Carole High Gross, PT, MS, DPT, PRPC earned her Doctorate of Physical Therapy from Arcadia University in 2015, her Master of Science in Physical Therapy in 1992 from Thomas Jefferson University, and her Pelvic Rehabilitation Practitioner Certification in 2021. Carole works with Herman & Wallace as a Lead Teaching Assistant as well as an instructor for her own course Eating Disorders and Pelvic Health Rehabilitation. Carole serves on the Pelvic Workgroup of the Ehlers-Danlos International Consortium and has a special interest in working with individuals living with eating disorders, and hypermobility throughout the pregnancy and postpartum journey. In addition, Carole enjoys working with all genders with pelvic, bowel, bladder, and abdominal issues. You can join Carole in her next scheduled Eating Disorders and Pelvic Rehabilitation on October 28-29 2023.
The effects of weight stigma on individuals with and without clinical eating disorders are profound and detrimental. Weight stigma refers to the negative assumptions, attitudes, and beliefs that are directed towards a person based on their body weight, shape, or size. People with higher weight often experience stigma from health professionals, educators, peers, employers, the media, family, and friends.
Weight stigmatization may unintentionally occur with people who are seeking rehabilitation or medical services due to health professionals' implicit and explicit bias towards people with higher body weights. This negatively impacts the quality of healthcare and exacerbates the challenges of recovery for those struggling with eating disorders. In addition, the result of weight bias from health care providers impacts and reinforces increased internalization, negative body image, poor self-esteem, self-criticism, increased unhealthy eating behaviors, poorer health outcomes, and disruption of mental wellness. Fear of judgment or discrimination from a health care provider based on weight biases can lead to delayed or avoidance of health care, increased behaviors or symptoms, and increased risks of medical complications from eating disorders.

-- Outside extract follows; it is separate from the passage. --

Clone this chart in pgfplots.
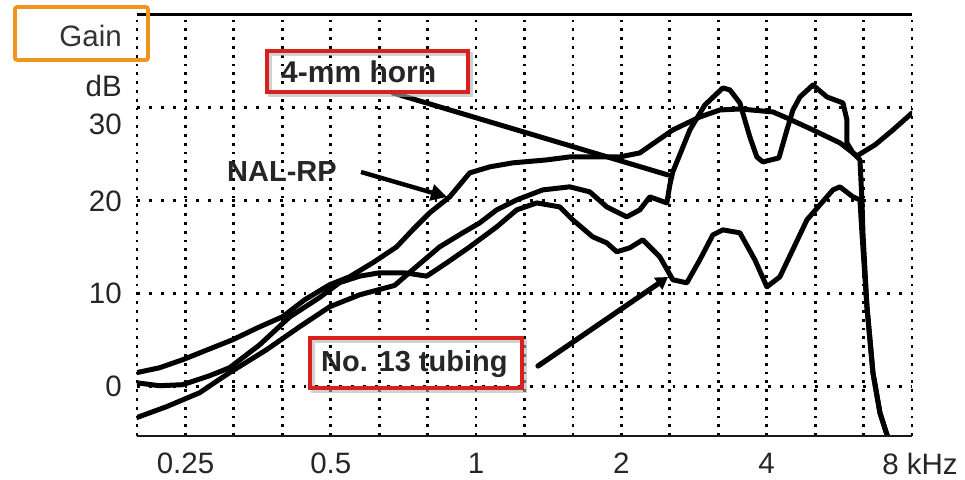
\documentclass[border=0pt]{standalone}
\usepackage{fontspec}
\setmainfont{Liberation Sans}
\usepackage{pgfplots}
\pgfplotsset{compat=1.18}
\usetikzlibrary{arrows.meta}

\definecolor{boxred}{RGB}{218,32,30}
\definecolor{gainorange}{RGB}{242,148,28}
\newcommand{\lblfont}{\fontsize{29.5}{32}\selectfont}

\tikzset{
  vgrid/.style={black, line width=2.8pt, dash pattern=on 2.8pt off 6pt},
  hgrid/.style={black, line width=2.9pt, dash pattern=on 2.9pt off 9pt},
}
\pgfplotsset{
  curve/.style={black, line width=5pt, line join=round, line cap=round, mark=none},
}

\begin{document}
\begin{tikzpicture}
\begin{axis}[
  scale only axis, width=775pt, height=421pt,
  xmode=log, log basis x=2,
  xmin=0.19843, xmax=8, ymin=-5.3, ymax=40,
  axis line style={draw=none},
  clip mode=individual,
  major tick length=0pt,
  grid=major,
  major x grid style={vgrid},
  major y grid style={hgrid},
  xtick={0.19843,0.25,0.31498,0.39685,0.5,0.62996,0.7937,1,1.25992,1.5874,2,2.51984,3.1748,4,5.03968,6.3496},
  xticklabels={{},0.25,{},{},0.5,{},{},1,{},{},2,{},{},4,{},{}},
  extra x ticks={8}, extra x tick labels={8 kHz},
  extra x tick style={grid=major, major x grid style={vgrid}, xticklabel style={xshift=8pt}},
  ytick={0,10,20}, yticklabels={0,10,20},
  extra y ticks={30}, extra y tick labels={30},
  extra y tick style={grid=major, major y grid style={hgrid}, yticklabel style={yshift=-16pt}},
  ticklabel style={font=\lblfont, text=black!85, inner sep=0pt},
  xticklabel style={anchor=north, yshift=-17pt},
  yticklabel style={anchor=east, xshift=-15pt},
]

% NAL-RP target
\addplot[curve] coordinates {
  (0.1979,1.51) (0.2208,2.04) (0.2465,2.90) (0.2777,3.98) (0.3129,5.05)
  (0.3525,6.34) (0.3973,7.53) (0.4413,9.35) (0.4971,10.97) (0.5469,11.83)
  (0.6104,13.33) (0.6846,15.05) (0.7390,16.88) (0.8014,18.71) (0.8816,20.43)
  (0.9700,23.01) (1.0671,23.66) (1.1910,24.09) (1.4010,24.41) (1.5634,24.73)
  (1.8041,24.73) (1.9848,24.73) (2.1834,25.16) (2.5562,27.63) (2.9080,29.03)
  (3.1993,29.78) (3.5198,29.89) (4.1200,29.57) (4.4050,28.92) (4.9875,27.63)
  (5.6725,26.24) (6.1523,24.84) (6.7043,26.02) (7.3053,27.63) (8.0,29.46)
};

% 4-mm horn
\addplot[curve] coordinates {
  (0.1979,-3.33) (0.2283,-2.15) (0.2673,-0.65) (0.3084,1.51) (0.3680,3.98)
  (0.4308,6.45) (0.4971,8.60) (0.5737,9.89) (0.6781,10.9) (0.7390,12.58)
  (0.8405,15.05) (0.9381,16.56) (1.0173,17.63) (1.1033,19.03) (1.2139,20.11)
  (1.3745,21.18) (1.5634,21.51) (1.7200,20.97) (1.8654,19.35) (2.0522,18.28)
  (2.1834,19.03) (2.2905,20.43) (2.4843,19.78) (2.5198,21.72) (2.5562,23.12)
  (2.7725,27.63) (2.9783,30.32) (3.2455,32.15) (3.3558,31.94) (3.5198,30.54)
  (3.6914,26.88) (3.8168,24.73) (3.9285,24.19) (4.2400,24.62) (4.4050,27.63)
  (4.5335,29.78) (4.6878,31.18) (4.9875,32.47) (5.3315,31.18) (5.7553,30.54)
  (5.8653,28.71) (5.8653,26.24) (6.0360,25.16) (6.2410,24.41) (6.3008,20.11)
  (6.3310,16.56) (6.4533,8.60) (6.6405,1.51) (6.8658,-2.80) (7.1330,-5.5)
};

% No. 13 tubing
\addplot[curve] coordinates {
  (0.1979,0.43) (0.2208,0.11) (0.2465,0.22) (0.2803,1.18) (0.3084,2.04)
  (0.3559,4.5) (0.4108,7.5) (0.4740,9.6) (0.5214,11.2) (0.5737,11.9)
  (0.6311,12.26) (0.7113,12.26) (0.7900,11.9) (0.8691,13.33) (0.9700,15.05)
  (1.1033,17.20) (1.2139,19.03) (1.3358,19.78) (1.4906,19.35) (1.5859,17.96)
  (1.7448,16.13) (1.8654,15.48) (1.9567,14.52) (2.0818,14.95) (2.2150,15.81)
  (2.4025,13.98) (2.5562,11.51) (2.7330,11.18) (2.9080,13.66) (3.0943,16.34)
  (3.2455,16.88) (3.5198,16.56) (3.7810,13.66) (4.0040,10.75) (4.2603,11.83)
  (4.8465,17.96) (5.4860,21.18) (5.6725,21.51) (6.0360,20.43) (6.2410,20.11)
  (6.3008,16.56) (6.4533,8.60) (6.6405,1.51) (6.8658,-2.80) (7.1330,-5.5)
};

% frame: solid top and bottom rules
\draw[black, line width=3pt] (rel axis cs:0,1) -- (rel axis cs:1,1);
\draw[black!90, line width=2.4pt] (rel axis cs:0,0) -- (rel axis cs:1,0);
\coordinate (BL) at (rel axis cs:0,0);
\end{axis}

% annotations, laid out in a top-down point grid anchored at the plot corner
\begin{scope}[shift={(BL)}, xshift=-137pt, yshift=436pt, x=1pt, y=-1pt]
  % axis caption
  \node[anchor=east, inner sep=0pt, font=\lblfont, text=black!80] at (122,36) {Gain};
  \node[anchor=east, inner sep=0pt, font=\lblfont, text=black!85] at (122,86) {dB};
  \draw[gainorange, line width=3.6pt, rounded corners=2pt] (15,7) rectangle (148,60);

  % curve labels and pointers
  \draw[black, line width=5pt, line cap=round] (393,93) -- (668,175);
  \draw[black, line width=4.4pt, -{Triangle[length=16pt,width=16pt]}] (361,172) -- (447,197);
  \draw[black, line width=5.2pt, line cap=round, -{Triangle[length=12pt,width=14pt]}] (538,366) -- (668,277);

  \draw[black!30, line width=3.6pt, opacity=0.6] (270,54) rectangle (471,95);
  \draw[boxred, line width=3.6pt] (267,51) rectangle (468,92);
  \node[anchor=west, inner sep=0pt, font=\fontsize{30}{32}\selectfont\bfseries, text=black!85] at (281,72) {4-mm horn};

  \node[anchor=west, inner sep=0pt, font=\fontsize{29}{32}\selectfont\bfseries, text=black!85] at (227,172) {NAL-RP};

  \draw[black!30, line width=3.6pt, opacity=0.6] (313,341) rectangle (525,391);
  \draw[boxred, line width=3.6pt] (310,338) rectangle (522,388);
  \node[anchor=west, inner sep=0pt, font=\fontsize{29}{32}\selectfont\bfseries, text=black!85] at (321,364) {No. 13 tubing};

  \pgfresetboundingbox
  \path[use as bounding box] (0,0) rectangle (965,479);
\end{scope}
\end{tikzpicture}
\end{document}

Join me on April 22 to begin this quest to learn more about signs, symptoms, and the journey that individuals with eating disorders endure. We will also explore ways that we as Pelvic Health Professionals can assist them on this journey in Eating Disorders and Pelvic Health Rehabilitation. This course will not have all the answers; rather will be a step forward for clinicians to expand their understanding and to seek out additional resources to learn more and provide evidence-based treatment for these individuals.
We, as pelvic health practitioners are NOT going to treat eating disorders… we are NOT going to diagnose eating disorders… but we CAN and SHOULD be asking questions… encouraging patients to seek additional support… and helping them find appropriately trained providers. We can ALSO provide support and speak with words that promote validation, wellness, and healing rather than words that are unintentionally triggering, harmful or nonvalidating. IN ADDITION, we can provide these individuals with manual skills, activities, and educational “tools'' to assist in GI distress, constipation, abdominal bloating, urinary dysfunction, pelvic pain, sexual dysfunction, POP issues, postural / body mechanics, abdominal canister coordination/function, tightness in trunk, hips, shoulders, rib cage, etc. These individuals would benefit from pelvic health professionals being an additional part (not the lead) of their treatment team.